Exercise brief =
Reproduce nothing but the lines from the start of the material through the line that includes "160.3, 163.1, 169.5, 177.5, 195.9, 203.9, 210.3]", both ends included, and omit every picture.

>> BEGIN Given data

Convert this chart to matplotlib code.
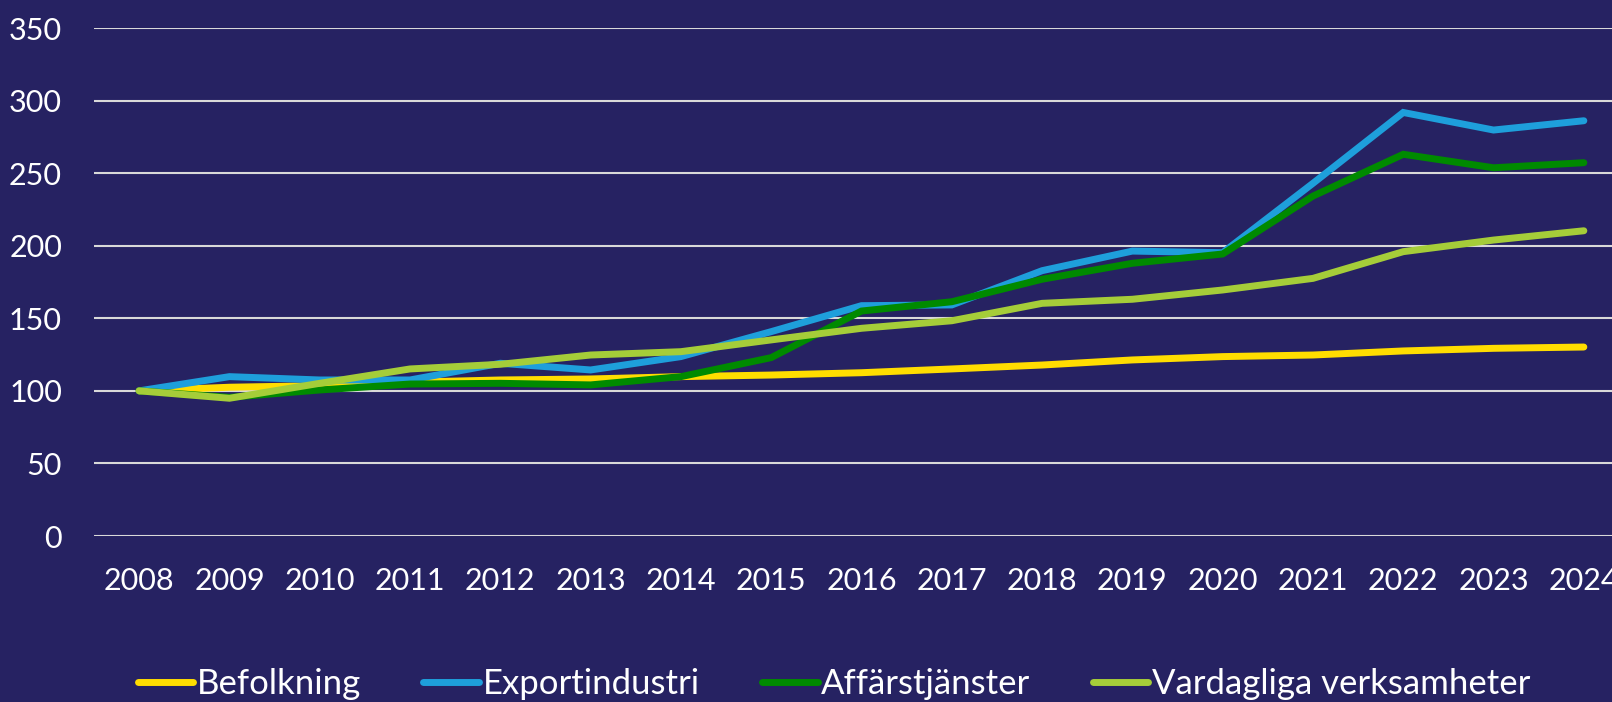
import matplotlib
matplotlib.use('Agg')
import matplotlib.pyplot as plt

# index, 2008 = 100
years = list(range(2008, 2025))
befolkning = [100, 102.5, 103.6, 106.0, 107.5, 108.2, 109.8, 110.9, 112.5, 115.1,
              117.8, 121.3, 123.6, 124.7, 127.5, 129.3, 130.2]
exportindustri = [100, 109.8, 107.5, 107.5, 119.0, 114.4, 123.6, 140.8, 158.7, 159.2,
                  182.8, 196.3, 195.2, 243.0, 291.8, 279.7, 286.1]
affarstjanster = [100, 95.5, 100.6, 104.7, 105.2, 104.1, 109.8, 122.9, 155.0, 161.4,
                  176.9, 187.9, 194.3, 234.2, 263.0, 253.7, 257.2]
vardagliga = [100, 94.9, 105.2, 115.1, 118.3, 124.7, 127.0, 135.1, 143.1, 148.3,
              160.3, 163.1, 169.5, 177.5, 195.9, 203.9, 210.3]

series_names = ['Befolkning', 'Exportindustri', 'Affärstjänster', 'Vardagliga verksamheter']
series_colors = ['#FFDD00', '#1E9FDB', '#008A00', '#A5CD39']
y_ticks = [0, 50, 100, 150, 200, 250, 300, 350]

bg = '#262262'
plt.rcParams['font.family'] = ['Lato', 'DejaVu Sans']

fig = plt.figure(figsize=(16.12, 7.02), dpi=100, facecolor=bg)
W, H = 1612, 702
ax = fig.add_axes([94 / W, 1 - 536 / H, (1629 - 94) / W, (536 - 28) / H])
ax.set_facecolor(bg)

for vals, name, col in zip([befolkning, exportindustri, affarstjanster, vardagliga],
                           series_names, series_colors):
    ax.plot(years, vals, color=col, lw=5, label=name, solid_capstyle='round',
            solid_joinstyle='miter', zorder=3)

ax.set_xlim(2007.5, 2024.5)
ax.set_ylim(0, 350)
ax.set_yticks(y_ticks)
ax.set_xticks(years)
ax.yaxis.grid(True, color='#D9D9D9', lw=1.5, zorder=1)
ax.set_axisbelow(True)
for s in ax.spines.values():
    s.set_visible(False)
ax.tick_params(axis='both', length=0, colors='white', labelsize=22)
ax.tick_params(axis='y', pad=23)
ax.tick_params(axis='x', pad=22)

leg = fig.legend(loc='center', bbox_to_anchor=(834 / W, 1 - 684 / H), ncol=4, frameon=False,
                 fontsize=25, handlelength=1.6, handletextpad=0.1, columnspacing=1.8)
for t in leg.get_texts():
    t.set_color('white')
for h in leg.get_lines():
    h.set_linewidth(5)
    h.set_solid_capstyle('round')

fig.savefig('out.png', dpi=100, facecolor=bg)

>> END Given data

Exercise answer =
Convert this chart to matplotlib code.
import matplotlib
matplotlib.use('Agg')
import matplotlib.pyplot as plt

# index, 2008 = 100
years = list(range(2008, 2025))
befolkning = [100, 102.5, 103.6, 106.0, 107.5, 108.2, 109.8, 110.9, 112.5, 115.1,
              117.8, 121.3, 123.6, 124.7, 127.5, 129.3, 130.2]
exportindustri = [100, 109.8, 107.5, 107.5, 119.0, 114.4, 123.6, 140.8, 158.7, 159.2,
                  182.8, 196.3, 195.2, 243.0, 291.8, 279.7, 286.1]
affarstjanster = [100, 95.5, 100.6, 104.7, 105.2, 104.1, 109.8, 122.9, 155.0, 161.4,
                  176.9, 187.9, 194.3, 234.2, 263.0, 253.7, 257.2]
vardagliga = [100, 94.9, 105.2, 115.1, 118.3, 124.7, 127.0, 135.1, 143.1, 148.3,
              160.3, 163.1, 169.5, 177.5, 195.9, 203.9, 210.3]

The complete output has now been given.